Tuesday, September 1, 2009

The bubble at the end of the age

Before commenting on the stock market, which everyone cares about, I must indulge a small obsession with the way that mainstream economists are able to ignore relevant research in psychology even when they are doing inherently psychological work themselves, and even when the relevant work in psychology was actually published by an economist—but in a journal with “psychology” in the title. 

I refer of course to the article by Robert Shiller in Sunday’s New York Times, “An Echo Chamber of Boom and Bust,” which apparently resulted from Shiller talking to himself in his office.  In their book on “animal spirits” Shiller and Akerlof ignore a seminal article in the Journal of Economic Psychology relating “animal spirits” to the first law of psychology, the Wundt Curve describing sensitivity to adaptation level. (see this and this).  The obscure economist who wrote these papers might reasonably be really pissed off at the arrogance of Shiller and Akerlof.  I have it on good authority that Shiller declined to respond to correspondence on the subject.

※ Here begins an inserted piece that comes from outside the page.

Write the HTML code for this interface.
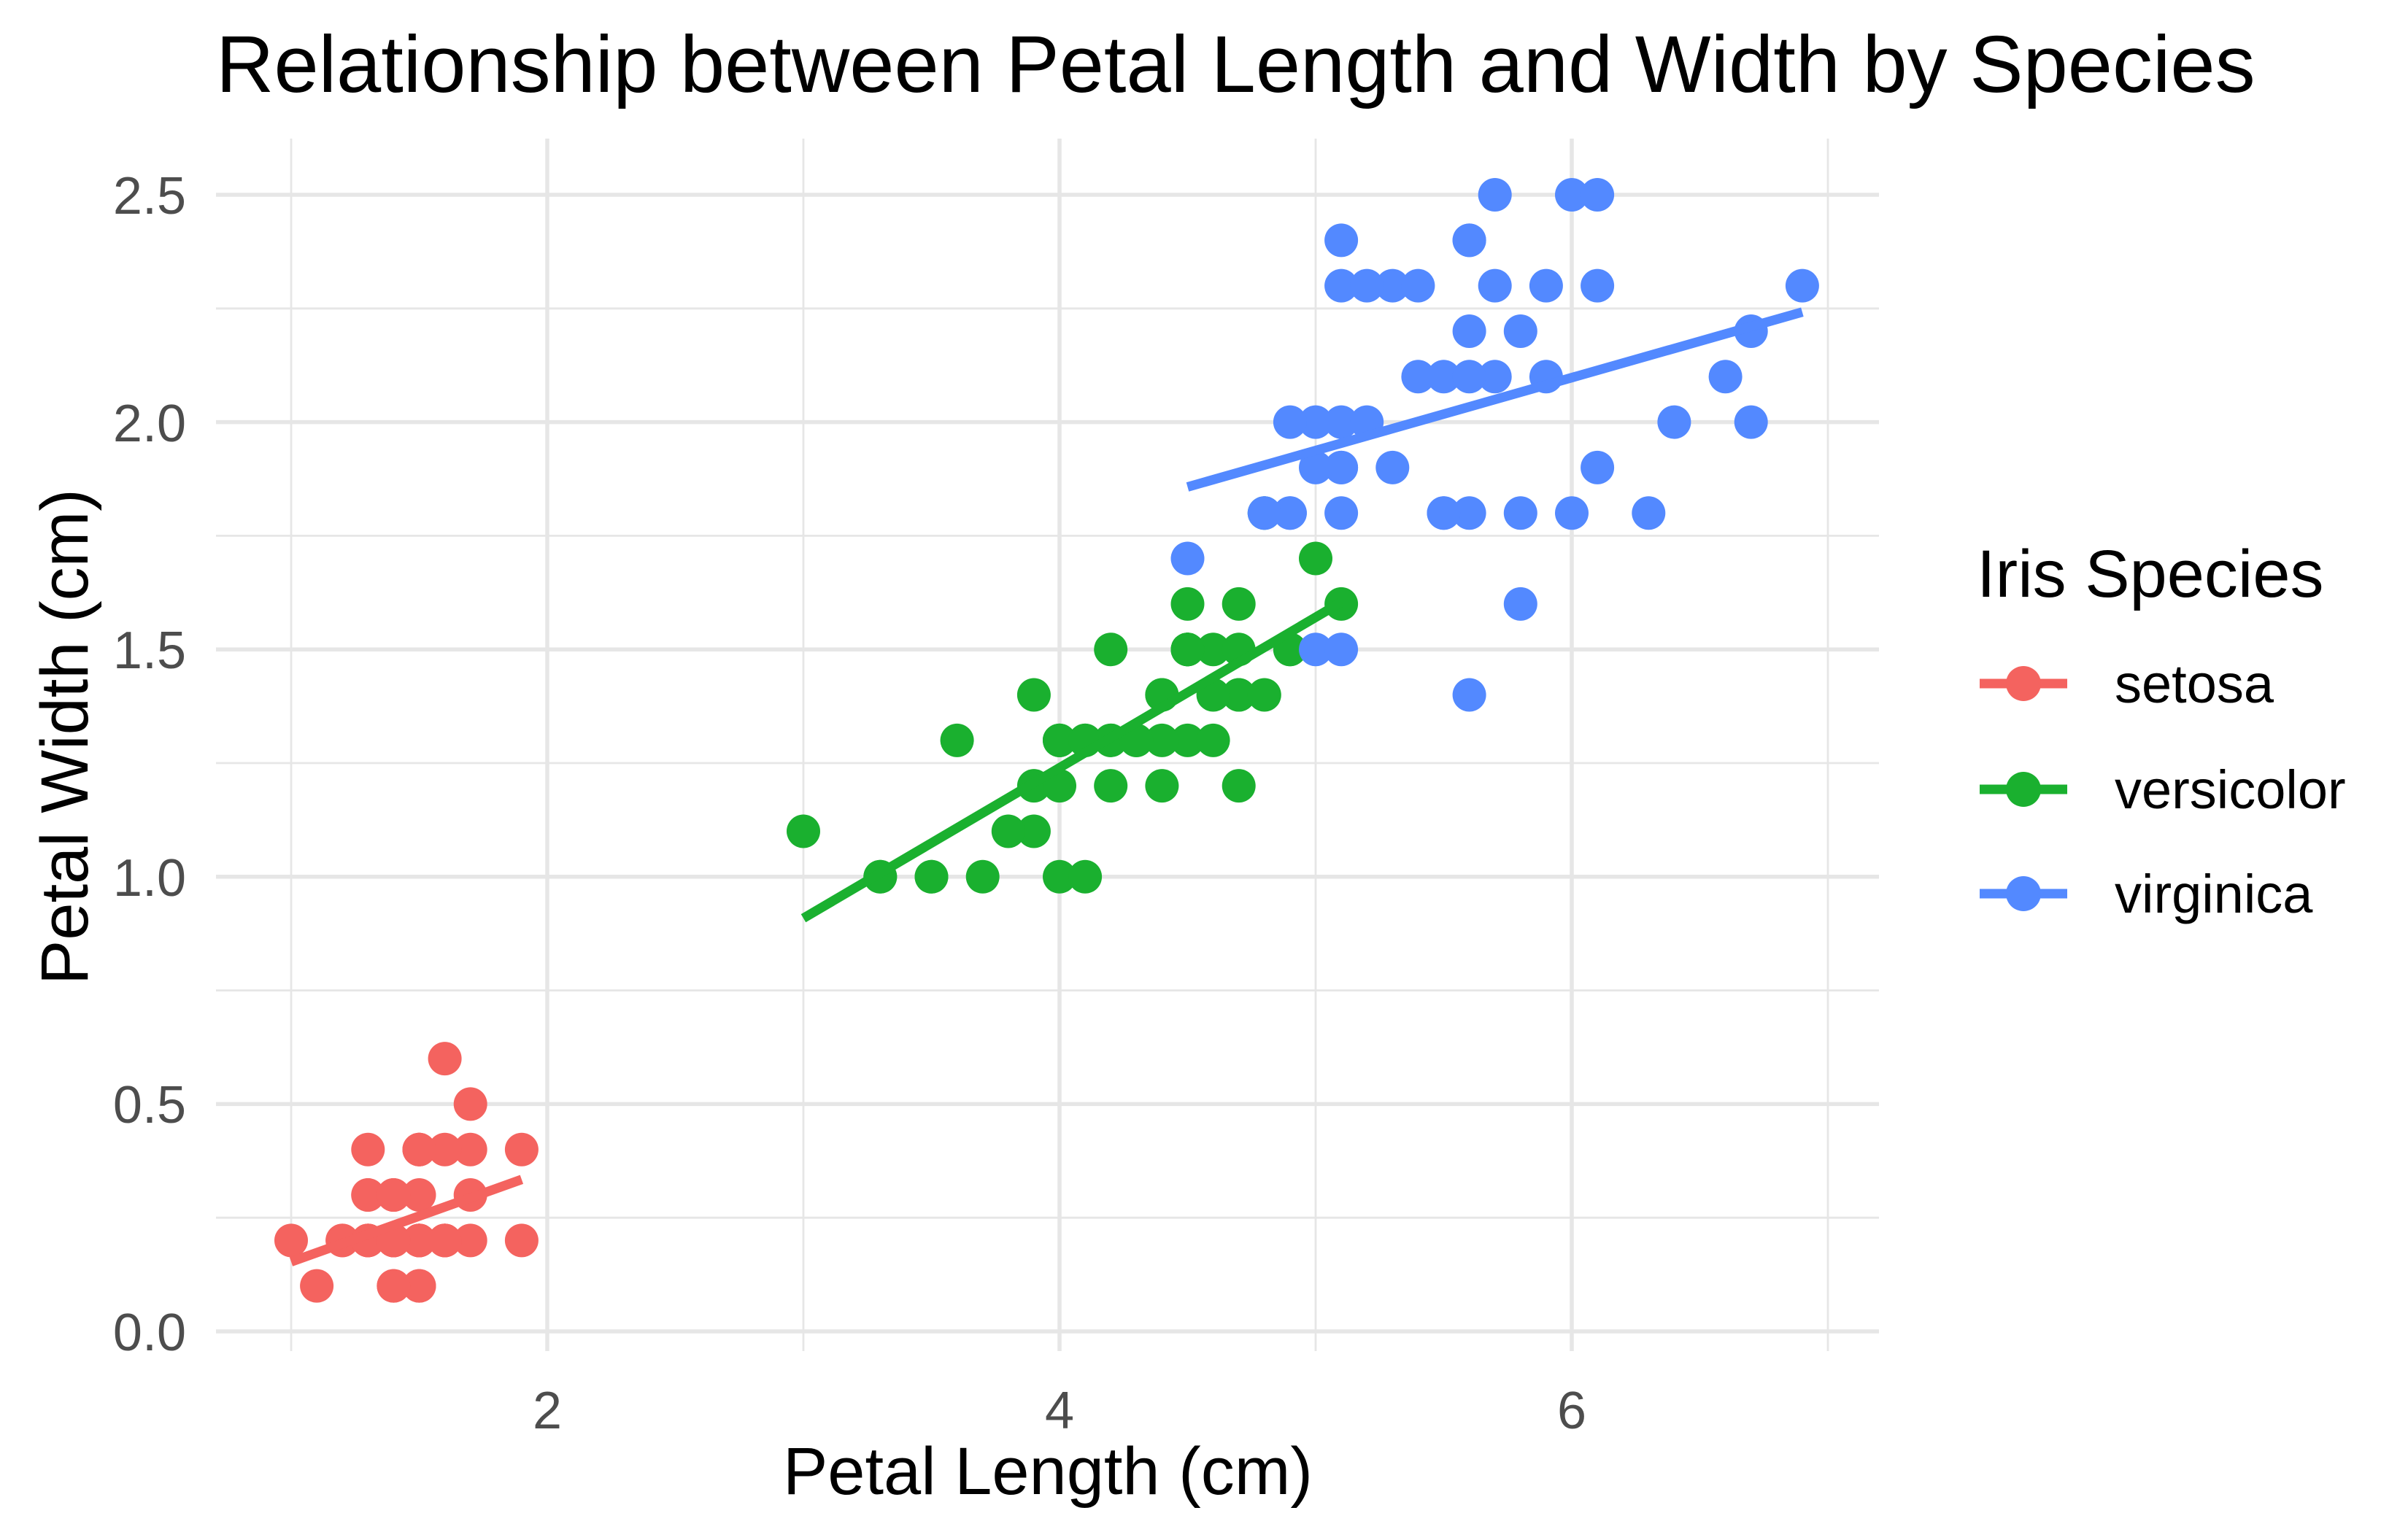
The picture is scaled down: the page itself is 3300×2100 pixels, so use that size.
<!DOCTYPE html>
<html><head><meta charset="utf-8"><style>
html,body{margin:0;padding:0;background:#fff;}
svg{display:block;font-family:"Liberation Sans",Arial,sans-serif;}
</style></head><body>
<svg id="s" width="3300" height="2100" xmlns="http://www.w3.org/2000/svg">
<rect width="3300" height="2100" fill="#fff"/>
<g id="grid"></g>
<g id="pts"></g>
<text x="296" y="126" font-size="110" fill="#000">Relationship between Petal Length and Width by Species</text>
<text x="1436" y="2048" font-size="92" text-anchor="middle" fill="#000">Petal Length (cm)</text>
<text transform="translate(120,1010) rotate(-90)" font-size="92" text-anchor="middle" fill="#000">Petal Width (cm)</text>
<g font-size="72" fill="#4d4d4d" text-anchor="end">
<text x="255" y="1851">0.0</text><text x="255" y="1539">0.5</text><text x="255" y="1228">1.0</text>
<text x="255" y="916">1.5</text><text x="255" y="605">2.0</text><text x="255" y="293">2.5</text>
</g>
<g font-size="72" fill="#4d4d4d" text-anchor="middle">
<text x="750" y="1958">2</text><text x="1452" y="1958">4</text><text x="2154" y="1958">6</text>
</g>
<text x="2709" y="818" font-size="92" fill="#000">Iris Species</text>
<g id="leg"></g>
</svg>
<script>
var X=function(v){return 399+(v-1)*351;},Y=function(v){return 1825-v*623.2;};
var ns="http://www.w3.org/2000/svg";
function el(p,t,a){var e=document.createElementNS(ns,t);for(var k in a)e.setAttribute(k,a[k]);p.appendChild(e);return e;}
var g=document.getElementById('grid');
for(var v=0;v<=2.6;v+=0.25){var maj=Math.abs(v*2-Math.round(v*2))<1e-6;el(g,'line',{x1:296,x2:2575,y1:Y(v),y2:Y(v),stroke:'#e6e6e6','stroke-width':maj?5.5:2.8});}
for(var x=1;x<=7;x++){el(g,'line',{x1:X(x),x2:X(x),y1:190,y2:1852,stroke:'#e6e6e6','stroke-width':(x%2==0)?5.5:2.8});}
var C=['#F4635F','#1AB02F','#5389FF'];
var PL=[[1.4,1.4,1.3,1.5,1.4,1.7,1.4,1.5,1.4,1.5,1.5,1.6,1.4,1.1,1.2,1.5,1.3,1.4,1.7,1.5,1.7,1.5,1.0,1.7,1.9,1.6,1.6,1.5,1.4,1.6,1.6,1.5,1.5,1.4,1.5,1.2,1.3,1.4,1.3,1.5,1.3,1.3,1.3,1.6,1.9,1.4,1.6,1.4,1.5,1.4],
[4.7,4.5,4.9,4.0,4.6,4.5,4.7,3.3,4.6,3.9,3.5,4.2,4.0,4.7,3.6,4.4,4.5,4.1,4.5,3.9,4.8,4.0,4.9,4.7,4.3,4.4,4.8,5.0,4.5,3.5,3.8,3.7,3.9,5.1,4.5,4.5,4.7,4.4,4.1,4.0,4.4,4.6,4.0,3.3,4.2,4.2,4.2,4.3,3.0,4.1],
[6.0,5.1,5.9,5.6,5.8,6.6,4.5,6.3,5.8,6.1,5.1,5.3,5.5,5.0,5.1,5.3,5.5,6.7,6.9,5.0,5.7,4.9,6.7,4.9,5.7,6.0,4.8,4.9,5.6,5.8,6.1,6.4,5.6,5.1,5.6,6.1,5.6,5.5,4.8,5.4,5.6,5.1,5.1,5.9,5.7,5.2,5.0,5.2,5.4,5.1]];
var PW=[[.2,.2,.2,.2,.2,.4,.3,.2,.2,.1,.2,.2,.1,.1,.2,.4,.4,.3,.3,.3,.2,.4,.2,.5,.2,.2,.4,.2,.2,.2,.2,.4,.1,.2,.2,.2,.2,.1,.2,.2,.3,.3,.2,.6,.4,.3,.2,.2,.2,.2],
[1.4,1.5,1.5,1.3,1.5,1.3,1.6,1.0,1.3,1.4,1.0,1.5,1.0,1.4,1.3,1.4,1.5,1.0,1.5,1.1,1.8,1.3,1.5,1.2,1.3,1.4,1.4,1.7,1.5,1.0,1.1,1.0,1.2,1.6,1.5,1.6,1.5,1.3,1.3,1.3,1.2,1.4,1.2,1.0,1.3,1.2,1.3,1.3,1.1,1.3],
[2.5,1.9,2.1,1.8,2.2,2.1,1.7,1.8,1.8,2.5,2.0,1.9,2.1,2.0,2.4,2.3,1.8,2.2,2.3,1.5,2.3,2.0,2.0,1.8,2.1,1.8,1.8,1.8,2.1,1.6,1.9,2.0,2.2,1.5,1.4,2.3,2.4,1.8,1.8,2.1,2.4,2.3,1.9,2.3,2.5,2.3,1.9,2.0,2.3,1.8]];
var FIT=[[-0.0482,0.2012,1.0,1.9],[-0.0843,0.3310,3.0,5.1],[1.1360,0.1603,4.5,6.9]];
var p=document.getElementById('pts');
for(var s=0;s<3;s++){
 for(var i=0;i<50;i++)el(p,'circle',{cx:X(PL[s][i]),cy:Y(PW[s][i]),r:23,fill:C[s]});
 var f=FIT[s];
 el(p,'line',{x1:X(f[2]),y1:Y(f[0]+f[1]*f[2]),x2:X(f[3]),y2:Y(f[0]+f[1]*f[3]),stroke:C[s],'stroke-width':13});
}
var l=document.getElementById('leg'),ly=[937,1082,1225],nm=['setosa','versicolor','virginica'];
for(var s=0;s<3;s++){
 el(l,'line',{x1:2713,x2:2833,y1:ly[s],y2:ly[s],stroke:C[s],'stroke-width':13});
 el(l,'circle',{cx:2773,cy:ly[s],r:24,fill:C[s]});
 var t=el(l,'text',{x:2898,y:ly[s]+26,'font-size':74,fill:'#000'});t.textContent=nm[s];
}
</script>
</body></html>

Paul Samuelson once said words to the effect that, "As economists, we don’t care what other people think of our work—we write for ourselves.”

I’m just a blogger, as Calculated Risk likes to say (and CR is someone who does respond to emails, BTW). 

As August has come to a close and a lot of folks are looking for a stock market pullback (and yours truly is slightly bloody from a small –2 beta position on the NDX), I thought it would be appropriate to update the Coppock Guide and my own “animal spirits” of the stock market oscillator that are both monthly models. 

The picture is pretty astoundingly bullish on a pure emotion basis.  Of course, it would require a veritable tsunami of liquidity to float the market on top of an economy that is in a depression.  But that’s what we have a Federal Reserve and Goldman Sachs for! 

Here’s the picture:

image

Click on graph to see bigger image in new window.

Now, I am as blown away as anyone to think that the U.S. stock market would have the unmitigated chutzpah to complete a gigantic head-and-shoulders pattern by climbing another ~50 percent from today’s levels, but this is what the emotional nature of the market wants, and it’s what Ben Bernanke would most like to deliver.  It might happen after the current pull back, as more economic indicators stabilize, and the dollar rallies on weakness in foreign economies.

It could be the bubble at the end of the age for America.  The way things are going the next collapse, due by my reckoning in 2013 or 2014, will be worse than this one.  The stock market will see new lows, in real terms if not in nominal terms.  If, as many expect, the government responds to fiscal bankruptcy by starting a big hot war and getting an inflation or hyper-inflation going, the stock market could continue to go up.

Next “animal spirits” update will be after the unemployment rate data is released on Friday.